-- O Little Town Of Bethlehem --
(cover version)

Found on:

Christmas (1993)

O little town of Bethlehem
How still we see thee lie
Above thy deep and dreamless sleep
The silent stars go by
Yet in thy dark streets shineth
The everlasting light
The hopes and fears of all the years
Are met in thee tonight

For Christ is born of Mary
And gathered all above
While mortals sleep the angels keep
Their watch of wondering love
O morning stars together
Proclaim the holy birth
And praises sing to God the king
And peace to men on earth

How silently, how silently
The wondrous gift is given
So God imparts to human hearts
The blessings of his heaven
No ear may hear his coming
But in this world of sin
Where meek souls will receive him still
The dear Christ enters in

Known comments by Bruce Cockburn about this song, by date:

  • Album notes: "One of the guiding principles which I tried to hold to in making this album was that pieces as familiar as this one are still songs, written by songwriters, with lyrics that often make sense and are beautiful. In some cases it seemed that a little nudge in one direction or another would help to revive their 'songness'. This was written in the last century by Lewis Redner and Phillips Brooks."

  • December 1993 -

    Simon Mayo: - Historical accuracy of the Christmas story -
    We've got a special guest on the show today, apart from yourself. We're doing this whole thing called the bishop and the actress, and the bishop in question is the Bishop of Durham. Now, over here he's kind of known as a doubting bishop, and he's very controversial. And he's been saying this week in a lot of the papers the fact that the three wise men and the shepherds and the star and all that stuff doesn't really matter, it's a bit of a myth. What would you say to that?

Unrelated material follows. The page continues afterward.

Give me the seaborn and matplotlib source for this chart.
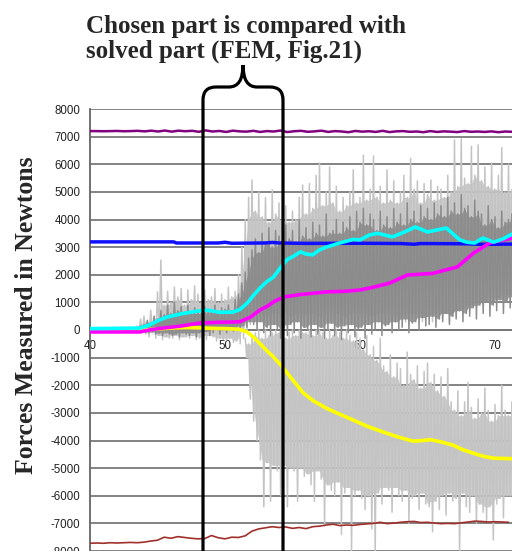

    BC: I would say that we have no way of knowing, really, whether it's a myth or not. I think that's a matter of personal belief, and I don't think it matters very much whether we believe it is true or not. I think as a myth it suggests a larger truth, and as fact it suggests a larger truth, so really it's that larger truth that matters.

    SM: So whether it's a historical fact doesn't bother you.

    BC: It doesn't bother me at all. I mean, I have no personal way of knowing other than by faith, and my own faith tends to think that it's kind of maybe true or maybe not. I don't really know. I like the idea of it being true, and it kind of appeals to the romantic in me to think that it's true, and so I don't really question it. But obviously I don't have any way to verify that fact. So, in the absence of that, if somebody else wants to believe it's not true, that's fine with me as long as they're paying attention to the essentials that the story is pointing at.

    SM: OK, so let's stick to the traditional Christmas card approach then for O Little Town Of Bethlehem.

    BC: How dare you call this the traditional Christmas card approach.

    SM: I'm sorry, I'm sorry.

    BC: That's quite alright. I'm moved to remark too that the Bishop of Durham is in better shape than some of the bishops over here. Being notorious for doubting is a lot better than being notorious for paying too much attention to small boys.

    SM: Good point, Bruce.

    BC: Good point, yes.
    -- from "Simon Mayo interviews Bruce Cockburn" (from Canada), BBC Radio 1, December 1993, Transcribed and submitted to the project by David Newton.